Given task: Give the listing again character for character, but drop the images.

------------------------------------------------------------

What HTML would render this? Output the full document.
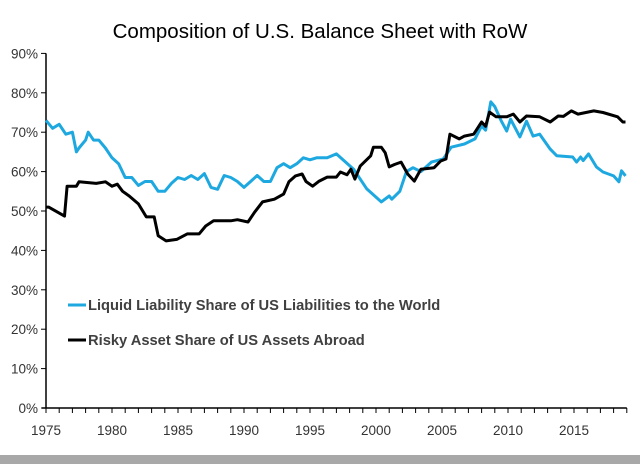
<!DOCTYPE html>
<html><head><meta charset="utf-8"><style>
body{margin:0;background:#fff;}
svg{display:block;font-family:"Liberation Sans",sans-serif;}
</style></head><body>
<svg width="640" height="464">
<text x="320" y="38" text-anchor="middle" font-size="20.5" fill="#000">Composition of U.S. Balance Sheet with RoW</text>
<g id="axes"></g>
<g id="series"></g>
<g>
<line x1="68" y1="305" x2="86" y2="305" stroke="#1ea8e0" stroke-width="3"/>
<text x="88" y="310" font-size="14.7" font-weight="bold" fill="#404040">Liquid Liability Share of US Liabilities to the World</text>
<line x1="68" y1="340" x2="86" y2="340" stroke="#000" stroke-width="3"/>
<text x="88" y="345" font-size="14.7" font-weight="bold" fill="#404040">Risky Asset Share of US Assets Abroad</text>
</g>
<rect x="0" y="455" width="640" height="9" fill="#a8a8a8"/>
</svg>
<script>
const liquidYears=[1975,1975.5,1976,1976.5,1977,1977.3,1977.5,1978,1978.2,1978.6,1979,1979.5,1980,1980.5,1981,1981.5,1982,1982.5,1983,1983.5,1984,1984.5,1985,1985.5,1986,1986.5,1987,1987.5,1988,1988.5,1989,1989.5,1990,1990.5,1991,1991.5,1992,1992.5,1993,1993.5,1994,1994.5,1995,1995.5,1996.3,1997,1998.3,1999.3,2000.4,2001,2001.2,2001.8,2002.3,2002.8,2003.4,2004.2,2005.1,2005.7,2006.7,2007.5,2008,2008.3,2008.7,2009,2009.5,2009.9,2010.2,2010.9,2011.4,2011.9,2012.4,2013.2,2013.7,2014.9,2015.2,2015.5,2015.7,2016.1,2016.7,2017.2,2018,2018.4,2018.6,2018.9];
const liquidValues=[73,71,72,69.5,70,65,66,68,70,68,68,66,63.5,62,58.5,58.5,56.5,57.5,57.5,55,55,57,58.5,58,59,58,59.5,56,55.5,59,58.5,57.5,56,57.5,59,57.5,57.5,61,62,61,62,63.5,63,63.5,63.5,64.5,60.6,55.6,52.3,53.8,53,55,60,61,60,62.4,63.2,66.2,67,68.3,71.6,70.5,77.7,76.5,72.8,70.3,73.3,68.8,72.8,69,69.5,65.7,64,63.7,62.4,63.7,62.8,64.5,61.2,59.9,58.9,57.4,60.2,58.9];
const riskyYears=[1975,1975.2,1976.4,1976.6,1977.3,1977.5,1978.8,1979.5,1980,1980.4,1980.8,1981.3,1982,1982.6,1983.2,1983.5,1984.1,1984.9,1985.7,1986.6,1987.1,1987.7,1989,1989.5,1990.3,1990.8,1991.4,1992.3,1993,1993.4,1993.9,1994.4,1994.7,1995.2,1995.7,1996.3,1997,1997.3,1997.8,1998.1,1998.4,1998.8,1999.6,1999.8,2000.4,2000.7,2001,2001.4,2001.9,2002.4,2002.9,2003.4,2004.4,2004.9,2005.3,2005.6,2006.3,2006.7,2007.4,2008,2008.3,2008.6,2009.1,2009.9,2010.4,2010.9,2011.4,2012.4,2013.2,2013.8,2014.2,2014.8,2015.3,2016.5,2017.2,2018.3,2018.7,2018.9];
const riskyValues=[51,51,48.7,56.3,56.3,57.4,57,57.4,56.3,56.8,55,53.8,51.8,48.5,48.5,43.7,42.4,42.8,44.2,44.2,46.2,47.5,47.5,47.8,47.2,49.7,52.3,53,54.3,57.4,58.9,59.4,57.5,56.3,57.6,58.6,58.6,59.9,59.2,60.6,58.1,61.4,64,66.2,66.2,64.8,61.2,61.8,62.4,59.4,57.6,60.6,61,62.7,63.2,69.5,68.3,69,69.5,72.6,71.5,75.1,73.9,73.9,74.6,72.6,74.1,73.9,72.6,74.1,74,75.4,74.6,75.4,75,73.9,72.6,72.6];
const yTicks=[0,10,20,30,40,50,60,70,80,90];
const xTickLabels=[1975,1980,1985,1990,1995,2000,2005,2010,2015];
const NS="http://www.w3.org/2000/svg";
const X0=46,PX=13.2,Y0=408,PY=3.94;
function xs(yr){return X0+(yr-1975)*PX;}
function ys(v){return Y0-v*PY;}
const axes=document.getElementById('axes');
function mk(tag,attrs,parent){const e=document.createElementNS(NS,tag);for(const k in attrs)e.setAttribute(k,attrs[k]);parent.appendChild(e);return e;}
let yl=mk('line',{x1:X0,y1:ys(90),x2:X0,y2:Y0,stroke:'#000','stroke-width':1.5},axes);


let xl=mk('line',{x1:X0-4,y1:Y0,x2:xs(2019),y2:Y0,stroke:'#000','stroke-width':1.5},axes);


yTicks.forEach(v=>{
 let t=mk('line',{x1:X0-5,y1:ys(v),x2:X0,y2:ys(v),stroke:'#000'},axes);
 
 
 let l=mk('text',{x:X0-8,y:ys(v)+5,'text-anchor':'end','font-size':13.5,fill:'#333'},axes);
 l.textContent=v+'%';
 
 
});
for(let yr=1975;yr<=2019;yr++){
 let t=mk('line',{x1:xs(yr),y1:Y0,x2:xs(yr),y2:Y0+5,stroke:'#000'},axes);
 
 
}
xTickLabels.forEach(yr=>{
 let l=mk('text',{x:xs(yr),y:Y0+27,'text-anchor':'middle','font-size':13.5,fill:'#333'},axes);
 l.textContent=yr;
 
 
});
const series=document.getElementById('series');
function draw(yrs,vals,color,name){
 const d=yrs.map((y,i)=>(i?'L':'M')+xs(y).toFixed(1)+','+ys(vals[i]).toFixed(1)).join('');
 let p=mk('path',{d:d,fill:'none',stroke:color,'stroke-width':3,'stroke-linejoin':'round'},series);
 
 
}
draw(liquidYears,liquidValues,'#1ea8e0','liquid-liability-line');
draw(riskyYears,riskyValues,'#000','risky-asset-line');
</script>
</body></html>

------------------------------------------------------------

Final result:
What HTML would render this? Output the full document.
<!DOCTYPE html>
<html><head><meta charset="utf-8"><style>
body{margin:0;background:#fff;}
svg{display:block;font-family:"Liberation Sans",sans-serif;}
</style></head><body>
<svg width="640" height="464">
<text x="320" y="38" text-anchor="middle" font-size="20.5" fill="#000">Composition of U.S. Balance Sheet with RoW</text>
<g id="axes"></g>
<g id="series"></g>
<g>
<line x1="68" y1="305" x2="86" y2="305" stroke="#1ea8e0" stroke-width="3"/>
<text x="88" y="310" font-size="14.7" font-weight="bold" fill="#404040">Liquid Liability Share of US Liabilities to the World</text>
<line x1="68" y1="340" x2="86" y2="340" stroke="#000" stroke-width="3"/>
<text x="88" y="345" font-size="14.7" font-weight="bold" fill="#404040">Risky Asset Share of US Assets Abroad</text>
</g>
<rect x="0" y="455" width="640" height="9" fill="#a8a8a8"/>
</svg>
<script>
const liquidYears=[1975,1975.5,1976,1976.5,1977,1977.3,1977.5,1978,1978.2,1978.6,1979,1979.5,1980,1980.5,1981,1981.5,1982,1982.5,1983,1983.5,1984,1984.5,1985,1985.5,1986,1986.5,1987,1987.5,1988,1988.5,1989,1989.5,1990,1990.5,1991,1991.5,1992,1992.5,1993,1993.5,1994,1994.5,1995,1995.5,1996.3,1997,1998.3,1999.3,2000.4,2001,2001.2,2001.8,2002.3,2002.8,2003.4,2004.2,2005.1,2005.7,2006.7,2007.5,2008,2008.3,2008.7,2009,2009.5,2009.9,2010.2,2010.9,2011.4,2011.9,2012.4,2013.2,2013.7,2014.9,2015.2,2015.5,2015.7,2016.1,2016.7,2017.2,2018,2018.4,2018.6,2018.9];
const liquidValues=[73,71,72,69.5,70,65,66,68,70,68,68,66,63.5,62,58.5,58.5,56.5,57.5,57.5,55,55,57,58.5,58,59,58,59.5,56,55.5,59,58.5,57.5,56,57.5,59,57.5,57.5,61,62,61,62,63.5,63,63.5,63.5,64.5,60.6,55.6,52.3,53.8,53,55,60,61,60,62.4,63.2,66.2,67,68.3,71.6,70.5,77.7,76.5,72.8,70.3,73.3,68.8,72.8,69,69.5,65.7,64,63.7,62.4,63.7,62.8,64.5,61.2,59.9,58.9,57.4,60.2,58.9];
const riskyYears=[1975,1975.2,1976.4,1976.6,1977.3,1977.5,1978.8,1979.5,1980,1980.4,1980.8,1981.3,1982,1982.6,1983.2,1983.5,1984.1,1984.9,1985.7,1986.6,1987.1,1987.7,1989,1989.5,1990.3,1990.8,1991.4,1992.3,1993,1993.4,1993.9,1994.4,1994.7,1995.2,1995.7,1996.3,1997,1997.3,1997.8,1998.1,1998.4,1998.8,1999.6,1999.8,2000.4,2000.7,2001,2001.4,2001.9,2002.4,2002.9,2003.4,2004.4,2004.9,2005.3,2005.6,2006.3,2006.7,2007.4,2008,2008.3,2008.6,2009.1,2009.9,2010.4,2010.9,2011.4,2012.4,2013.2,2013.8,2014.2,2014.8,2015.3,2016.5,2017.2,2018.3,2018.7,2018.9];
const riskyValues=[51,51,48.7,56.3,56.3,57.4,57,57.4,56.3,56.8,55,53.8,51.8,48.5,48.5,43.7,42.4,42.8,44.2,44.2,46.2,47.5,47.5,47.8,47.2,49.7,52.3,53,54.3,57.4,58.9,59.4,57.5,56.3,57.6,58.6,58.6,59.9,59.2,60.6,58.1,61.4,64,66.2,66.2,64.8,61.2,61.8,62.4,59.4,57.6,60.6,61,62.7,63.2,69.5,68.3,69,69.5,72.6,71.5,75.1,73.9,73.9,74.6,72.6,74.1,73.9,72.6,74.1,74,75.4,74.6,75.4,75,73.9,72.6,72.6];
const yTicks=[0,10,20,30,40,50,60,70,80,90];
const xTickLabels=[1975,1980,1985,1990,1995,2000,2005,2010,2015];
const NS="http://www.w3.org/2000/svg";
const X0=46,PX=13.2,Y0=408,PY=3.94;
function xs(yr){return X0+(yr-1975)*PX;}
function ys(v){return Y0-v*PY;}
const axes=document.getElementById('axes');
function mk(tag,attrs,parent){const e=document.createElementNS(NS,tag);for(const k in attrs)e.setAttribute(k,attrs[k]);parent.appendChild(e);return e;}
let yl=mk('line',{x1:X0,y1:ys(90),x2:X0,y2:Y0,stroke:'#000','stroke-width':1.5},axes);


let xl=mk('line',{x1:X0-4,y1:Y0,x2:xs(2019),y2:Y0,stroke:'#000','stroke-width':1.5},axes);


yTicks.forEach(v=>{
 let t=mk('line',{x1:X0-5,y1:ys(v),x2:X0,y2:ys(v),stroke:'#000'},axes);
 
 
 let l=mk('text',{x:X0-8,y:ys(v)+5,'text-anchor':'end','font-size':13.5,fill:'#333'},axes);
 l.textContent=v+'%';
 
 
});
for(let yr=1975;yr<=2019;yr++){
 let t=mk('line',{x1:xs(yr),y1:Y0,x2:xs(yr),y2:Y0+5,stroke:'#000'},axes);
 
 
}
xTickLabels.forEach(yr=>{
 let l=mk('text',{x:xs(yr),y:Y0+27,'text-anchor':'middle','font-size':13.5,fill:'#333'},axes);
 l.textContent=yr;
 
 
});
const series=document.getElementById('series');
function draw(yrs,vals,color,name){
 const d=yrs.map((y,i)=>(i?'L':'M')+xs(y).toFixed(1)+','+ys(vals[i]).toFixed(1)).join('');
 let p=mk('path',{d:d,fill:'none',stroke:color,'stroke-width':3,'stroke-linejoin':'round'},series);
 
 
}
draw(liquidYears,liquidValues,'#1ea8e0','liquid-liability-line');
draw(riskyYears,riskyValues,'#000','risky-asset-line');
</script>
</body></html>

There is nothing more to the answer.